Abaikan Kelas Menengah
Ada indikasi arah kebijakan pembangunan rezim Presiden Joko Widodo semakin abai pada kelas menengah, terutama pada periode kedua.
Mengacu pada Growth Incidence Curve, sebagaimana dikaji oleh Teguh Dartanto dan Canyon K. Can dari LPEM UI, menunjukkan, pembangunan ekonomi di Indonesia 2002-2022 hanya berat pada kelompok kaya. Satu dasawarsa terakhir juga menegaskan hal yang sama.
Pada era pemerintahan Jokowi periode pertama, kelas menengah masih menikmati pertumbuhan ekonomi lebih besar dibandingkan dengan kelompok termiskin dan terkaya sehingga angka Gini Ratio bisa diturunkan menjadi 0,380 pada 2019.
Namun, pada periode kedua Jokowi, pertumbuhan ekonomi tidak lagi inklusif di mana manfaat kebijakan atau program pemerintah terfokus hanya pada 20% kelompok terbawah dan 10% kelompok teratas.
Pada saat yang sama, kelompok kelas menengah yang proporsinya mencapai 40%-80% dilupakan.
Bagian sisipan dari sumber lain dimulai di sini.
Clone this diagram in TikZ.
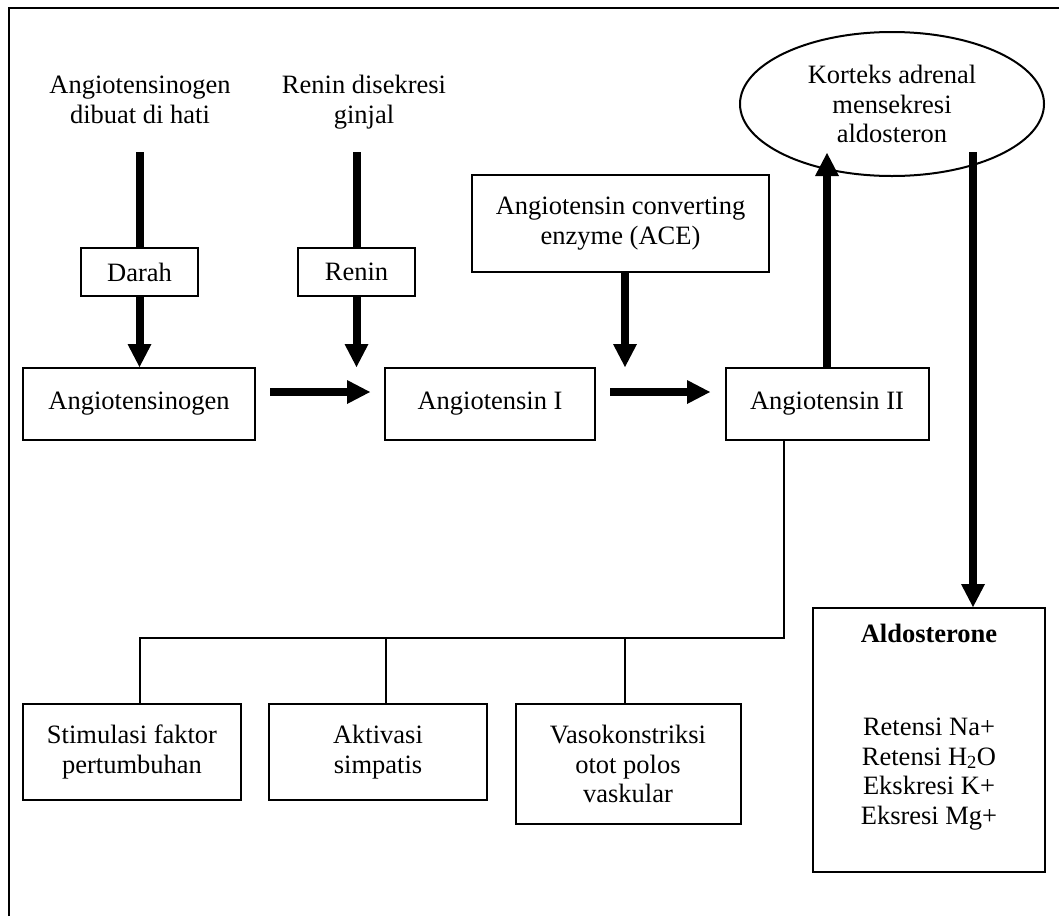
\documentclass[tikz,border=0pt]{standalone}
\usepackage{fontspec}
\setmainfont{Liberation Serif}
\usetikzlibrary{arrows.meta,shapes.geometric,calc}
\begin{document}
\begin{tikzpicture}[x=1pt,y=-1pt,
  txt/.style={align=center,font=\fontsize{26.5}{29.5}\selectfont,inner sep=0pt},
  box/.style={txt,draw,line width=2pt},
  shaft/.style={line width=8pt},
  fat/.style={line width=8pt,-{Triangle[width=24pt,length=23pt,line width=0pt]}},
  conn/.style={line width=2pt}]
\useasboundingbox (0,0) rectangle (1059,916);
\draw[line width=2pt] (9,916) -- (9,8) -- (1059,8);

\node[txt] (src1) at (140,100) {Angiotensinogen\\dibuat di hati};
\node[txt] (src2) at (364,102) {Renin disekresi\\ginjal};
\node[box,minimum width=117pt,minimum height=48pt] (darah) at (139.5,272) {Darah};
\node[box,minimum width=117pt,minimum height=48pt] (renin) at (356.5,272) {Renin};
\node[box,minimum width=232pt,minimum height=72pt] (agen) at (139,404) {Angiotensinogen};
\node[box,minimum width=210pt,minimum height=72pt] (ang1) at (490,404) {Angiotensin I};
\node[box,minimum width=203pt,minimum height=72pt] (ang2) at (827,404) {Angiotensin II};
\node[box,minimum width=297pt,minimum height=97pt] (ace) at (620.5,223.5) {Angiotensin converting\\enzyme (ACE)};
\node[txt,draw,ellipse,line width=2pt,minimum width=304pt,minimum height=144pt] (kort) at (892,104) {Korteks adrenal\\mensekresi\\aldosteron};
\node[box,minimum width=232pt,minimum height=264pt,text depth=32pt] (aldo) at (929,740) {\textbf{Aldosterone}\\[64pt]Retensi Na+\\Retensi H\textsubscript{2}O\\Ekskresi K+\\Eksresi Mg+};
\node[box,minimum width=218pt,minimum height=96pt] (stim) at (132,752) {Stimulasi faktor\\pertumbuhan};
\node[box,minimum width=218pt,minimum height=96pt] (akt) at (378,752) {Aktivasi\\simpatis};
\node[box,minimum width=225pt,minimum height=120pt] (vaso) at (628,764) {Vasokonstriksi\\otot polos\\vaskular};

% input arrows
\coordinate (a1) at (darah.north |- 0,152);
\draw[shaft] (a1) -- (darah.north);
\draw[fat] (darah.south) -- (darah.south |- agen.north);
\coordinate (a2) at (renin.north |- 0,152);
\draw[shaft] (a2) -- (renin.north);
\draw[fat] (renin.south) -- (renin.south |- agen.north);

% horizontal arrows
\coordinate (h1s) at (270,392);
\coordinate (h1e) at (370,392);
\draw[fat] (h1s) -- (h1e);
\coordinate (h2s) at (610,392);
\coordinate (h2e) at (710,392);
\draw[fat] (h2s) -- (h2e);

% ACE arrow
\coordinate (ac) at ($(ace.south)+(4.5,0)$);
\draw[fat] (ac) -- (ac |- agen.north);

% to and from adrenal cortex
\coordinate (up) at (ang2.north |- 0,153);
\draw[fat] (ang2.north) -- (up);
\coordinate (dn) at (973,152);
\draw[fat] (dn) -- (dn |- aldo.north);

% tree
\coordinate (t0) at ($(ang2.south)+(-43,0)$);
\coordinate (tj) at (t0 |- 0,638);
\coordinate (tL) at (139.5,638);
\coordinate (tM) at (385.7,638);
\coordinate (tR) at (625,638);
\draw[conn] (t0) -- (tj) -- (tL) -- (tL |- stim.north);
\draw[conn] (tM) -- (tM |- akt.north);
\draw[conn] (tR) -- (tR |- vaso.north);
\end{tikzpicture}
\end{document}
Bahkan, kelompok 60%-80% ini mengalami pertumbuhan ekonomi negatif. Dampaknya, tingkat ketimpangan makin melebar dengan Gini Ratio pada September 2022 naik jadi 0,381 dan semakin tinggi pada Maret 2023 menjadi 0,388.
Aneka pajak, berbagai iuran dan pungutan baru yang potensial membebani kelas menengah bisa menjadi boomerang ketika kelompok ini gagal diyakinkan bahwa kebijakan itu akan menguntungkan mereka. Alih-alih, kelas menengah terancam turun kelas, konsumsi melemah dan penerimaan negara ikut terdampak.
"Voice or Exit. Bila kelas menengah percaya bahwa pemerintah bekerja demi kepentingan mereka, maka mereka akan menyuarakan tuntutan dan setuju membayar pajak sebagai imbalan atas layanan yang lebih berkualitas. Sebaliknya, bila kelas menengah tidak percaya, mereka akan berusaha keluar dari layanan pemerintah dan perpajakan sehingga memicu kerugian besar bagi sebagian besar masyarakat miskin dan calon kelas menengah yang butuh layanan publik berkualitas," tulis Bank Dunia dalam laporan setebal 222 halaman bertajuk "Aspiring Indonesia Expanding the Middle Class yang dipublikasikan awal 2020 lalu.